Have you noticed wild turkeys have been rather clandestine over the past few weeks? They’re not as dumb as they claim to be.
I mean, they have been exhibiting themselves hither and yonder all year long, leaving calling cards about every 10th step. Now, when they could actually make something of themselves, they blow retreat. I don’t know where they go.
Do turkeys have hideouts in the hills to where they lam out and lie low? I recently joined a film noir group on Facebook. These hooligan birds probably raid old corn and pumpkin fields at night, storing up provisions to make it through the holidays.
Anyway, when I texted Lane that I’d dropped off two turkeys at the Medford Gospel Mission, he asked if they were from my yard. Imagine the look on the donation worker’s face when he wheels out the cart, I pop the trunk, and live turkeys fly out shouting obscenities.
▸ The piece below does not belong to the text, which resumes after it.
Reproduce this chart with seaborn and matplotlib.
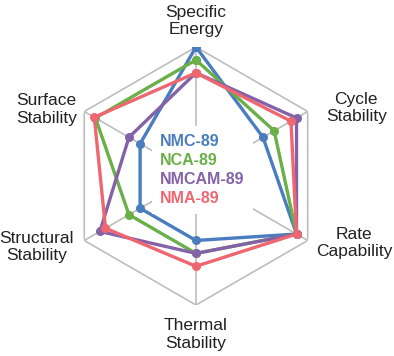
import numpy as np
import pandas as pd
import matplotlib
matplotlib.use('Agg')
import matplotlib.pyplot as plt
from matplotlib.lines import Line2D
import seaborn as sns


axes_labels = ['Specific\nEnergy', 'Cycle\nStability', 'Rate\nCapability',
               'Thermal\nStability', 'Structural\nStability', 'Surface\nStability']
materials = ['NMC-89', 'NCA-89', 'NMCAM-89', 'NMA-89']
colors = ['#4A7DBF', '#6AAF48', '#8462A8', '#EE6670']

# scores, 0-10 scale, same order as axes_labels
nmc = [10.0, 6.0, 9.0, 5.0, 5.0, 5.0]
nca = [9.0, 7.0, 9.0, 6.0, 6.0, 9.0]
nmcam = [8.0, 9.0, 9.0, 6.0, 8.6, 6.0]
nma = [8.0, 8.5, 9.0, 7.0, 8.1, 9.1]

# where each axis label sits (angle in deg clockwise from top, radius)
label_pos = [(0, 12.0), (67, 13.5), (113, 13.3), (180, 12.3), (246, 13.5), (294, 12.7)]


def main():
    sns.set_style('white')
    plt.rcParams['font.family'] = ['Liberation Sans', 'DejaVu Sans']

    fig = plt.figure(figsize=(3.94, 3.56), dpi=100)
    ax = fig.add_axes([0.170, 0.1433, 0.6548, 0.7247], projection='polar')
    ax.set_theta_zero_location('N')
    ax.set_theta_direction(-1)

    theta = np.deg2rad(np.arange(0, 360, 60))
    closed = np.append(theta, theta[0])

    # hexagonal frame and spokes
    ax.plot(closed, [10] * 7, color='#BDBDBD', lw=1.2, zorder=1)
    for t in theta:
        ax.plot([t, t], [0, 10], color='#BDBDBD', lw=1.2, zorder=1)

    rows = []
    for name, vals in zip(materials, [nmc, nca, nmcam, nma]):
        for i, t in enumerate(closed):
            rows.append({'material': name, 'theta': t, 'score': vals[i % 6]})
    df = pd.DataFrame(rows)

    sns.lineplot(data=df, x='theta', y='score', hue='material', hue_order=materials,
                 palette=colors, units='material', estimator=None, sort=False,
                 marker='o', markersize=6.5, markeredgewidth=0, linewidth=2.4,
                 legend=False, ax=ax, zorder=3)

    ax.set_ylim(0, 10)
    ax.set_xticks([])
    ax.set_yticks([])
    ax.grid(False)
    ax.spines['polar'].set_visible(False)
    ax.set_xlabel('')
    ax.set_ylabel('')

    for lab, (ang, r) in zip(axes_labels, label_pos):
        ax.text(np.deg2rad(ang), r, lab, ha='center', va='center', fontsize=12.5,
                color='#222222', linespacing=1.2)

    handles = [Line2D([], [], linestyle='none') for _ in materials]
    leg = ax.legend(handles, materials, loc='center', bbox_to_anchor=(0.525, 0.525),
                    bbox_transform=ax.transAxes, handlelength=0, handletextpad=0,
                    labelcolor=colors, frameon=True, fancybox=False, framealpha=1,
                    facecolor='white', edgecolor='none', borderpad=0.5,
                    labelspacing=0.25, prop={'weight': 'bold', 'size': 11.5})
    leg.set_zorder(5)

    fig.savefig('out.png', dpi=100)


if __name__ == '__main__':
    main()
Fred Meyer gives away free (frozen) turkeys this time of year if you spend $150, which is quickly achieved these days. I don’t need a whole, big turkey (Eddie, the cat, is shaking his head), but Access, Salvation Army, the missions and other food drives can definitely help those less fortunate money-wise to celebrate our day of thanks with a proper feast. It’s everyone’s holiday. I’m drooling for turkey and stuffing as I type.
As I left the mission in Giovanni the Honda, free to return to my warm home, I felt that familiar pang of thankful-sorrow, because everyone doesn’t share that security. Several homeless folks in the area pushed carts full of their lives, barely able to keep them moving. I knew the temperature had plummeted the night before. One man was wrapped like a cocoon in a colorful blanket and wearing a knitted beanie, and I hoped they kept him warm enough, since I reach for a throw even in a heated house. I wondered what his memories consisted of.
Percy Faith’s “The Theme from a Summer Place” floated out from Sirius/XM like a slap. It’s such a lilting, easy-breezy tune that conjures scenes of a sunny beach and young love. But it was actually cloudy and 35 degrees. Our world is a swirl of paradoxes, with ever-shifting stories from one corner or one car to the next.
I’m thankful for people who see ways to facilitate better outcomes for others. Like today, for example. I drove all the way to Shady Cove Ace Hardware because I was told they carried small bales of straw that I use for bedding for housing cold cats during winter. They do not carry them. I had already tried the Grange Co-Op, EP Hardware and Walmart.
I was miffed and grabbed for my phone to let the person know they had goofed. But, Laura Carroll. Laura works at Shady Cove Ace Hardware. She knew what I was looking for because she’d made a scarecrow for the store during the community Halloween promo and had three small bales she wasn’t using. She said I could have them for 10 bucks — a bargain, especially after driving all over when I should have been writing. I only had a check. She was OK with that.
She left her workplace, and I followed her to her home nearby where she gave me the generous bundles, which will keep whatever sleeps in my porch unit warm all winter and next. I asked her if she liked to read and handed her a copy of my novel, “Stone Revival.” I was touched that she would care enough to go to the trouble of meeting my paltry need. There are others like her.
I set aside one day of my year to give thanks? Only one? I’m thanking God for the ability to cultivate thankfulness and thoughtfulness — to learn the knack. I don’t have to search for reasons. As cliché as it sounds, I am thankful for the rain, for friends, a home, and for humble people everywhere who cause me to look inside.
Enjoy a meaningful and lip-smacking Thanksgiving, all.